The central bank lowered the repo rate to 6.5 per cent from 6.75 per cent and said the monetary policy stance will remain accommodative. This is the first reduction in six months and brings the repo rate—at which the RBI lends to banks—to its lowest level in five years.
RBI governor Raghuram Rajan had trimmed the repo rate by 125 basis points last year before keeping rates unchanged twice, in September last year and February this year, as he waited for positive signals on inflation and the government’s commitment toward fiscal consolidation.
Reserve Bank of India today cut key interest rates by 25 basis points in its first bi-monthly monetary policy review for the 2016-17 fiscal. With this, Home, auto and other loans are set to become cheaper. However, RBI has kept Cash Reserve Ratio unchanged at 4 per cent.
The RBI also introduced number of measures to smoothen liquidity supply so that banks can lend to the productive sectors.
Accordingly, the repo rate, at which RBI lends to the financial system, has come down to 6.5 per cent. The reverse repo rate, at which banks can keep excess funds with the RBI, was hiked to 6 per cent.
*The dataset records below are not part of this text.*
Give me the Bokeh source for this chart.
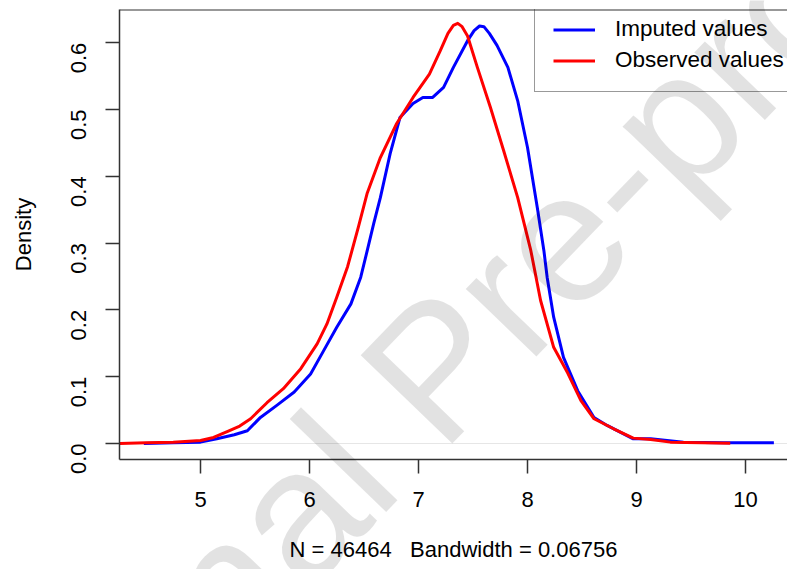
import math
from bokeh.plotting import figure
from bokeh.layouts import column
from bokeh.models import (Range1d, FixedTicker, Span, Label, Legend, LegendItem,
                          PrintfTickFormatter)
from bokeh.embed import file_html
from bokeh.resources import INLINE

# ---- data ----
imputed_x = [4.48, 4.75, 5.0, 5.15, 5.31, 5.43, 5.55, 5.70, 5.86, 6.01, 6.13, 6.25,
             6.38, 6.47, 6.53, 6.59, 6.65, 6.74, 6.83, 6.95, 7.04, 7.13, 7.23, 7.32,
             7.45, 7.51, 7.56, 7.60, 7.65, 7.72, 7.82, 7.91, 8.0, 8.09, 8.15, 8.18, 8.24,
             8.33, 8.46, 8.61, 8.73, 8.97, 9.13, 9.43, 9.8, 10.26]
imputed_y = [0.0, 0.001, 0.002, 0.007, 0.013, 0.019, 0.039, 0.057, 0.077, 0.104, 0.139, 0.174,
             0.209, 0.249, 0.289, 0.33, 0.368, 0.434, 0.488, 0.509, 0.518, 0.518, 0.533, 0.563,
             0.603, 0.618, 0.625, 0.624, 0.614, 0.596, 0.563, 0.513, 0.443, 0.353, 0.289, 0.249, 0.189,
             0.129, 0.079, 0.039, 0.027, 0.007, 0.007, 0.002, 0.001, 0.001]

observed_x = [4.26, 4.5, 4.75, 5.0, 5.12, 5.25, 5.36, 5.46, 5.61, 5.76, 5.92, 6.07, 6.16,
              6.25, 6.35, 6.45, 6.53, 6.65, 6.8, 6.95, 7.1, 7.2, 7.27, 7.32, 7.36, 7.40, 7.45,
              7.54, 7.66, 7.78, 7.91, 8.03, 8.12, 8.24, 8.37, 8.49, 8.61, 8.79, 8.97,
              9.13, 9.31, 9.6, 9.86]
observed_y = [0.0, 0.001, 0.002, 0.0045, 0.009, 0.018, 0.026, 0.037, 0.061, 0.082, 0.112, 0.149, 0.179,
              0.219, 0.265, 0.325, 0.375, 0.428, 0.479, 0.518, 0.553, 0.588, 0.614, 0.626, 0.629, 0.624, 0.610,
              0.563, 0.503, 0.439, 0.368, 0.289, 0.214, 0.144, 0.105, 0.064, 0.037, 0.022, 0.008,
              0.006, 0.002, 0.001, 0.0005]

x_ticks = [5, 6, 7, 8, 9, 10]
y_ticks = [0.0, 0.1, 0.2, 0.3, 0.4, 0.5, 0.6]
series_names = ["Imputed values", "Observed values"]
x_label = "N = 46464\u00a0\u00a0\u00a0Bandwidth = 0.06756"
y_label = "Density"
watermark = "Journal Pre-proof"

FONT = "Liberation Sans"
AXIS_COLOR = "#333333"
W, H = 787, 569

p = figure(width=W, height=H, output_backend="svg", toolbar_location=None,
           x_range=Range1d(4.257, 10.385), y_range=Range1d(-0.024, 0.6497),
           min_border_left=119, min_border_right=0, min_border_top=9,
           min_border_bottom=110)
p.outline_line_color = None
p.grid.visible = False
p.background_fill_color = "white"
p.border_fill_color = "white"

# zero line
p.add_layout(Span(location=0, dimension="width", line_color="#e6e6e6",
                  line_width=1, level="underlay"))

r_imp = p.line(imputed_x, imputed_y, line_color="#0000ff", line_width=3,
               line_join="round")
r_obs = p.line(observed_x, observed_y, line_color="#ff0000", line_width=3,
               line_join="round")

# top border of the box
p.add_layout(Span(location=0.6497, dimension="width", line_color=AXIS_COLOR,
                  line_width=2))

for ax in (p.xaxis[0], p.yaxis[0]):
    ax.axis_line_color = AXIS_COLOR
    ax.axis_line_width = 1.5
    ax.major_tick_line_color = AXIS_COLOR
    ax.major_tick_line_width = 1.5
    ax.major_tick_out = 14
    ax.major_tick_in = 0
    ax.minor_tick_out = 0
    ax.minor_tick_in = 0
    ax.major_label_text_font = FONT
    ax.major_label_text_font_size = "22px"
    ax.major_label_text_color = "black"
    ax.axis_label_text_font = FONT
    ax.axis_label_text_font_size = "22px"
    ax.axis_label_text_font_style = "normal"
    ax.axis_label_text_color = "black"

p.xaxis.ticker = FixedTicker(ticks=x_ticks)
p.yaxis.ticker = FixedTicker(ticks=y_ticks)
p.xaxis.formatter = PrintfTickFormatter(format="%d")
p.yaxis.formatter = PrintfTickFormatter(format="%.1f")
p.yaxis.major_label_orientation = math.pi / 2
p.xaxis.major_label_standoff = 18
p.yaxis.major_label_standoff = 27

p.yaxis.axis_label = y_label
p.yaxis.axis_label_standoff = 25
p.xaxis.axis_label = x_label
p.xaxis.axis_label_standoff = 27

legend = Legend(items=[LegendItem(label=series_names[0], renderers=[r_imp]),
                       LegendItem(label=series_names[1], renderers=[r_obs])],
                location=(415, 367), orientation="vertical",
                border_line_color=AXIS_COLOR, border_line_width=1.5,
                background_fill_alpha=0,
                label_text_font=FONT, label_text_font_size="22.5px",
                label_text_color="black",
                glyph_width=42, glyph_height=21, label_height=21,
                label_standoff=20, spacing=5, padding=18, margin=0)
p.add_layout(legend)

# watermark on a transparent figure laid over the whole chart
wmf = figure(width=W, height=H, output_backend="svg", toolbar_location=None,
             x_range=Range1d(0, 1), y_range=Range1d(0, 1),
             x_axis_type=None, y_axis_type=None, min_border=0,
             styles={"position": "absolute", "top": "0px", "left": "0px",
                     "pointer-events": "none"})
wmf.grid.visible = False
wmf.outline_line_color = None
wmf.background_fill_alpha = 0
wmf.border_fill_alpha = 0
wmf.add_layout(Label(x=-181, y=-314, x_units="screen", y_units="screen", text=watermark,
                     angle=math.radians(46), text_font=FONT, text_font_size="185px",
                     text_color="black", text_alpha=0.115, text_align="left",
                     text_baseline="alphabetic"))

layout = column(p, wmf, styles={"position": "relative"})

open("out.html", "w").write(file_html(layout, INLINE))
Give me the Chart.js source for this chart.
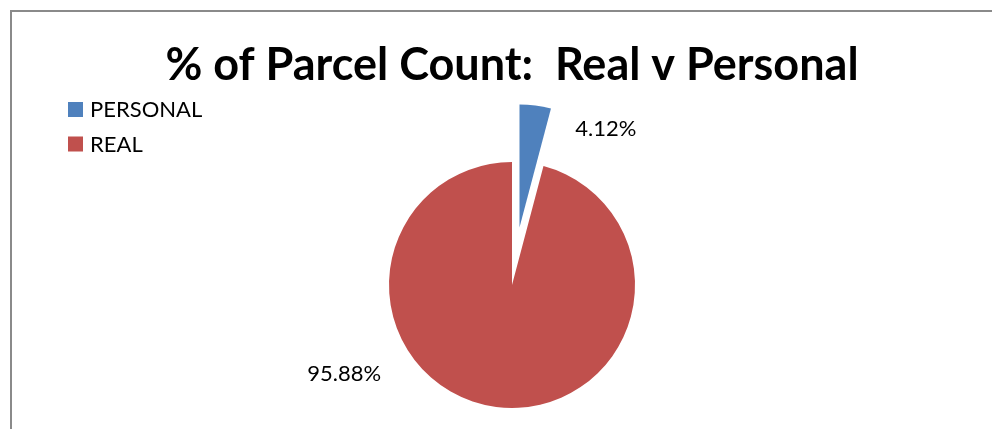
<!DOCTYPE html>
<html>
<head>
<meta charset="utf-8">
<script src="https://cdn.jsdelivr.net/npm/chart.js@4"></script>
<style>
  html, body { margin: 0; padding: 0; background: #fff; overflow: hidden; }
  #wrap { width: 992px; height: 429px; position: relative; }
</style>
</head>
<body>
<div id="wrap"><canvas id="pieChart" width="992" height="429"></canvas></div>
<script>
// chart data
const categories = ['PERSONAL', 'REAL'];
const shares = [4.12, 95.88];
const valueLabels = ['4.12%', '95.88%'];
const sliceColors = ['#4F81BD', '#C0504D'];

// how far each slice is pulled out of the pie (px)
const pullOut = [58, 0];

// where each value label sits, polar from pie centre (degrees, px)
const labelAngle = [-59, 152];
const labelDist = [182, 190];

const fontFamily = 'Lato, "Open Sans", sans-serif';

// frame line (top + left, the rest runs off the picture)
const framePlugin = {
    id: 'frame',
    beforeDraw(chart) {
        const ctx = chart.ctx;
        ctx.save();
        ctx.strokeStyle = '#8a8a8a';
        ctx.lineWidth = 2;
        ctx.beginPath();
        ctx.moveTo(11, 429);
        ctx.lineTo(11, 11);
        ctx.lineTo(992, 11);
        ctx.stroke();
        ctx.restore();
    }
};

// Chart.js shrinks/enlarges exploded arcs, so move the arcs ourselves
const explode = {
    id: 'explode',
    beforeDatasetDraw(chart, args) {
        const ctx = chart.ctx;
        args.meta.data.forEach((arc, i) => {
            const mid = (arc.startAngle + arc.endAngle) / 2;
            ctx.save();
            ctx.translate(Math.cos(mid) * pullOut[i], Math.sin(mid) * pullOut[i]);
            arc.draw(ctx);
            ctx.restore();
        });
        return false;
    }
};

// legend in the top-left corner, Excel style
const sideLegend = {
    id: 'sideLegend',
    afterDraw(chart) {
        const ctx = chart.ctx;
        ctx.save();
        ctx.font = '22px ' + fontFamily;
        ctx.textBaseline = 'middle';
        ctx.textAlign = 'left';
        categories.forEach((name, i) => {
            const y = 102 + i * 34.5;
            ctx.fillStyle = sliceColors[i];
            ctx.fillRect(68, y, 15, 15);
            ctx.fillStyle = '#000';
            ctx.fillText(name, 90, y + 8);
        });
        ctx.restore();
    }
};

// percentage labels next to the slices
const sliceLabels = {
    id: 'sliceLabels',
    afterDraw(chart) {
        const ctx = chart.ctx;
        const arcs = chart.getDatasetMeta(0).data;
        ctx.save();
        ctx.font = '22px ' + fontFamily;
        ctx.fillStyle = '#000';
        ctx.textAlign = 'center';
        ctx.textBaseline = 'middle';
        arcs.forEach((arc, i) => {
            const a = labelAngle[i] * Math.PI / 180;
            const x = arc.x + Math.cos(a) * labelDist[i];
            const y = arc.y + Math.sin(a) * labelDist[i];
            ctx.fillText(valueLabels[i], x, y);
        });
        ctx.restore();
    }
};

const ctx = document.getElementById('pieChart').getContext('2d');
const pie = new Chart(ctx, {
    type: 'pie',
    data: {
        labels: categories,
        datasets: [{
            data: shares,
            backgroundColor: sliceColors,
            borderWidth: 0,
            clip: false
        }]
    },
    options: {
        responsive: false,
        animation: false,
        radius: 123,
        layout: { padding: { left: 32, right: 0, top: 0, bottom: 0 } },
        plugins: {
            legend: { display: false },
            tooltip: { enabled: false },
            title: {
                display: true,
                text: '% of Parcel Count:  Real v Personal',
                color: '#000',
                font: { family: fontFamily, size: 45, weight: 'bold', lineHeight: 1.2 },
                padding: { top: 38, bottom: 49 }
            }
        }
    },
    plugins: [framePlugin, explode, sideLegend, sliceLabels]
});
</script>
</body>
</html>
The policy said the average overnight borrowings by banks have increased to Rs 1,935 billion in March from Rs 1,345 billion in January.
Stating the inflation objectives to be closer to reality and price-rise will hover around the 5 per cent mark during current fiscal, Rajan reaffirmed that the monetary policy will continue to remain accommodative to address the growth concerns.
RBI also retained its GDP growth forecast at 7.6 per cent, on the assumption of a normal monsoon and a boost to consumption through the implementation of the Seventh Pay Commission recommendations. But it also expects that the implementation to hurt inflation by 1 to 1.5 per cent over a two year period.
Rajan welcomed the government move to amend the RBI Act to create a monetary policy committee, saying it will further strengthen the policy s credibility.He also welcomed the government’s adherence to the path of fiscal consolidation, calling it as a commendable commitment this will support the disinflation process going forward.